Gostaria apenas de frisar algumas barbaridades como se tem dito que o toiro não sente nada, ou não sente dor e que até o toiro sente menos dor com a Sorte de Varas. Eu regendo-me apenas pelo censo comum pergunto: Se o toiro não sente nada, porque é que investe? Porque é que alguns fogem e outros deitam-se? Querem fazer-me crer que a Sorte de varas tem apenas impacto visual? Não me tomem por estúpido.
A sombra dos Toiros de Morte
Sinceramente, para mim qualquer tentativa de total separação do debate da Sorte de Varas dos Toiros de Morte é intelectualmente desonesta. Primeiro, porque já foram muitos os que já falaram na possibilidade de toiros de morte entrar também em debate. Outros, prevendo a dificuldade preferem por agora debater a Sorte de Varas e posteriormente os Toiros de Morte, tudo para não ser demasiado forte.
Verdade seja dita que os objectivos descritos pelo lado a favor da Sorte de Varas nunca irão acontecer sem Toiros de Morte. Quando se diz que se vai trazer melhores cartéis e mais turistas para verem toiros, isto não é inerente à Sorte de Varas única e simplesmente. Voltemos ao caso já referido anteriormente, irá um matador recusar uma tourada em Espanha para vir à Terceira? Trocará um aficionado Espanhol uma tourada integral em Espanha para vir à Terceira ver a Sorte de Varas? Refira-se que este tipo de turismo comporta grandes quantias e demasiados transtornos em viagens, só as elites dos aficionados terão dinheiro para vir cá e não vão gastar umas belas notas para ver apenas a Sorte de Varas. Mais uma vez, é desonesto falar-se destes objectivos apenas pela Sorte de Varas, até porque há implícita a vontade da prática de Toiros de Morte por algumas franjas de aficionados.

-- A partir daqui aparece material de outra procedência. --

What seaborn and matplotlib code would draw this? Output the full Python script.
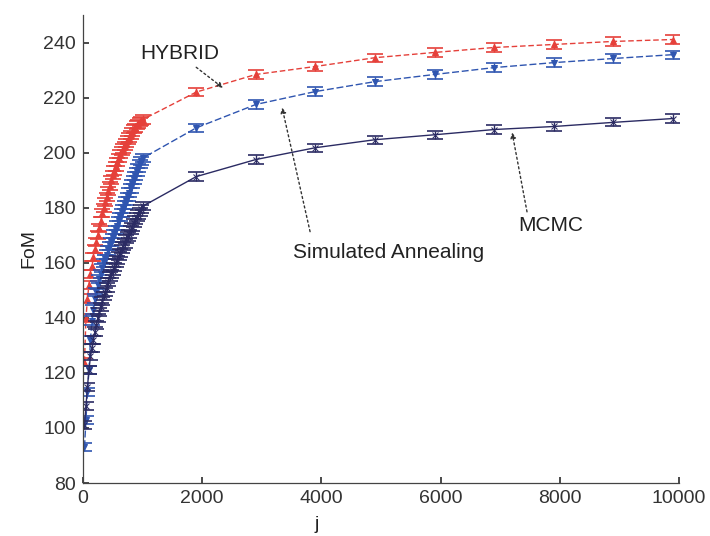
import numpy as np
import pandas as pd
import matplotlib
matplotlib.use("Agg")
import matplotlib.pyplot as plt
import seaborn as sns

# ---------------- data ----------------
j_dense = [25, 50, 75, 100, 125, 150, 175, 200, 225, 250, 275, 300, 325, 350, 375, 400,
           425, 450, 475, 500, 525, 550, 575, 600, 625, 650, 675, 700, 725, 750, 775, 800,
           825, 850, 875, 900, 925, 950, 975, 1000]
j_sparse = [1900, 2900, 3900, 4900, 5900, 6900, 7900, 8900, 9900]

hybrid_dense = [124, 140, 147, 152, 156, 159, 162, 165, 167.5, 170, 172.5, 175, 178, 180,
                182, 184, 186, 188, 190, 192, 193.5, 195, 196.5, 198, 199.5, 200.5, 201.5,
                202.5, 203.5, 204.5, 205.5, 206.5, 207.5, 208.5, 209, 210, 210.5, 211,
                211.5, 212]
hybrid_sparse = [222, 228.4, 231.3, 234.5, 236.4, 238.2, 239.3, 240.4, 241.1]

sa_dense = [93, 103, 113, 121, 132, 139, 143, 147, 149.5, 152, 154, 156, 158, 160, 161.5,
            163, 164.5, 166, 167.5, 169, 170.5, 172, 173.5, 175, 176.5, 178, 179.5, 181,
            182.5, 184, 185.5, 187, 188.5, 190, 191.5, 193, 194.5, 196, 197, 198]
sa_sparse = [209, 217.5, 222.2, 225.8, 228.4, 230.9, 232.7, 234.2, 235.6]

mcmc_dense = [101, 108, 115, 121, 126, 129, 132, 135, 137.5, 140, 142, 144, 146, 148,
              149.5, 151, 153, 155, 156, 157, 158.5, 160, 161, 162.5, 163.5, 165, 166, 167,
              168.5, 169.5, 170.5, 172, 173, 174.5, 175.5, 176.5, 177.5, 178.5, 179.5, 180.5]
mcmc_sparse = [191.3, 197.5, 201.8, 204.7, 206.5, 208.4, 209.5, 211, 212.4]

err_half = 1.5

x_ticks = [0, 2000, 4000, 6000, 8000, 10000]
y_ticks = [80, 100, 120, 140, 160, 180, 200, 220, 240]

# ---------------- style ----------------
sns.set_theme(style="white")
plt.rcParams['font.family'] = ['Liberation Sans', 'DejaVu Sans']

fig = plt.figure(figsize=(7.1, 5.36), dpi=100)
ax = fig.add_axes([83 / 710, 1 - 483 / 536, (679 - 83) / 710, (483 - 15) / 536])

series = [
    ("HYBRID", hybrid_dense, hybrid_sparse, "#e5403a", "^", (0, (4, 2))),
    ("Simulated Annealing", sa_dense, sa_sparse, "#2f55b0", "v", (0, (5, 2))),
    ("MCMC", mcmc_dense, mcmc_sparse, "#2b2b63", "x", "-"),
]

for name, dense, sparse, col, mk, ls in series:
    df = pd.DataFrame({"j": j_dense + j_sparse, "FoM": dense + sparse})
    sns.lineplot(data=df, x="j", y="FoM", ax=ax, color=col, marker=mk,
                 markersize=5, markeredgecolor=col, linewidth=1.0,
                 linestyle=ls, sort=True)
    ax.errorbar(df["j"], df["FoM"], yerr=err_half, fmt="none", ecolor=col,
                elinewidth=1.0, capsize=6, capthick=1.2)

ax.set_xlim(0, 10000)
ax.set_ylim(80, 250)
ax.set_xticks(x_ticks)
ax.set_yticks(y_ticks)
ax.set_xticklabels([str(t) for t in x_ticks])
ax.tick_params(direction="in", length=4, labelsize=14, colors="#333333",
               left=True, bottom=True, pad=5)
for s in ["top", "right"]:
    ax.spines[s].set_visible(False)
for s in ["left", "bottom"]:
    ax.spines[s].set_color("#444444")
    ax.spines[s].set_linewidth(0.9)

ax.set_xlabel("j", fontsize=14, color="#222222")
ax.xaxis.set_label_coords((317 - 83) / (679 - 83), -0.07)
ax.set_ylabel("FoM", fontsize=14, color="#222222", labelpad=4)

# ---------------- annotations ----------------
arrow = dict(arrowstyle="-|>", linestyle=(0, (1.5, 2)), color="#333333",
             lw=1.0, mutation_scale=8, shrinkA=0, shrinkB=0)
ax.annotate("", xy=(2350, 223.5), xytext=(1900, 231), arrowprops=arrow)
ax.text(1630, 236, "HYBRID", fontsize=15, ha="center", va="center", color="#222222")

ax.annotate("", xy=(3340, 216.4), xytext=(3810, 171.3), arrowprops=arrow)
ax.text(5120, 163.6, "Simulated Annealing", fontsize=15, ha="center", va="center",
        color="#222222")

ax.annotate("", xy=(7200, 207.3), xytext=(7450, 178.5), arrowprops=arrow)
ax.text(7850, 173.5, "MCMC", fontsize=15, ha="center", va="center", color="#222222")

fig.savefig("out.png", dpi=100)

Sejam honestos e no debate da Sorte de Varas tornem público a posição sobre Toiros de Morte e se pretendem ou não a sua introdução.
Nota final
Neste sentido, a minha posição é irredutivelmente contrária à inclusão do primeiro tércio nas Touradas de Praça da Ilha Terceira e Açores. Concentrei-me nos micro aspectos da questão terceirense e açoriana, descurando os argumentos em sede de Direitos dos Animais, no entanto, as posições de associações da área tem realizado um excelente trabalho e em todo este debate. Senti apenas a necessidade de fazer transparecer argumentos de outra índole e característicos da Terceira e Açores, que devem imperativamente entrar em debate e que são desconhecidos de alguns que são alheios à Terceira e Açores.